An interesting solution to this is to leverage a rather simple prefix sum algorithm.

Prefix Sum

You might look at the prefix sum algorithm and think, “Is this really an algorithm?” It seems pretty obvious as an algorithm however combined with this sliding window technique as you’ll see in the next section, it’s actually a very powerful concept that verges into dynamic programming territory.

To perform a prefix sum over an array of numbers, simply initialize an array of the same length as the input array. Rather than iterate over the array for each sum (i.e. sum[i] = input[0] + input[1] + ... + input[i], the output value at each index is just the sum of the value at the input index and the value of the previous sum (sum[i] = sum[i - 1] + input[i]).
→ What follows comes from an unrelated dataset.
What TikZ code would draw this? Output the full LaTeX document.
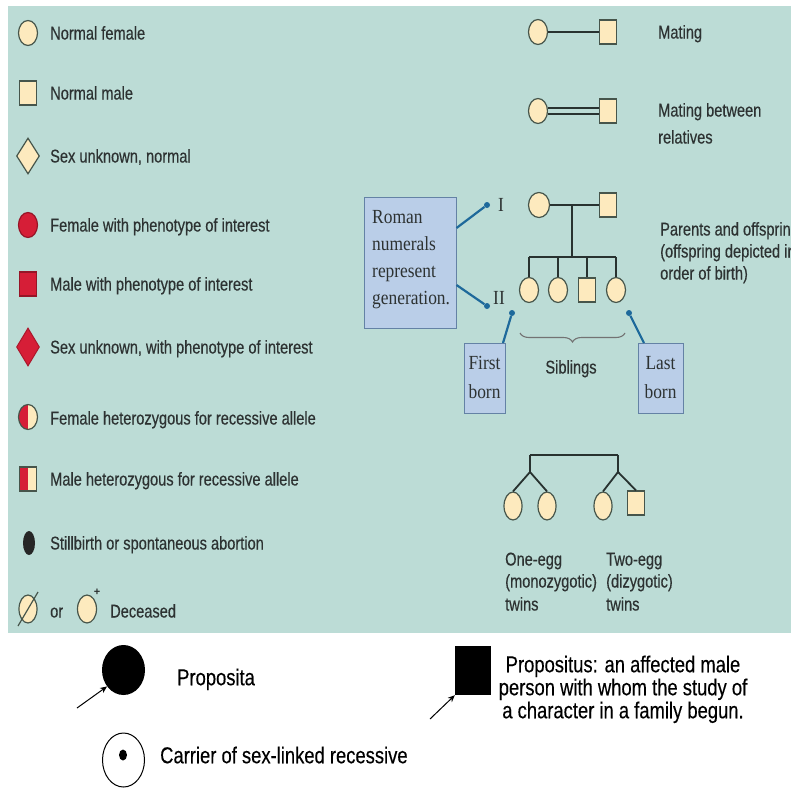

function prefixSum(input) {
  output = [];
  for (let i = 0; i < input.length; i++) {
    const prevSum = i > 0 ? output[i] : 0;
    output[i] = prevSum + input[i];
  }
  return output;
}

Optimization

Keeping prefix sum in mind, now instead of looping through the range between the start and end indices, let’s simply place modifications at two points in the array for each query, one at the start of the range, and one immediately following the end of the range. Why would we do that? Let’s look at the array again and take note of the changes.

[0, 0, 0, 0, 0, 0, 0]
   +3       -3
[0, 3, 3, 5, 2, 2, 0]
         +2       -2

If we can use the queries in a way that only gives us the deltas, then we only have two operations per query, and then a final prefix sum pass through the array of changes. You might be thinking, this doesn’t seem like it saves a ton of time, but imagine an array of a couple of million numbers and each query operates on hundred thousand number ranges. Reducing those passes down to two operations gives us a time complexity of O(n + k), k being the number of queries.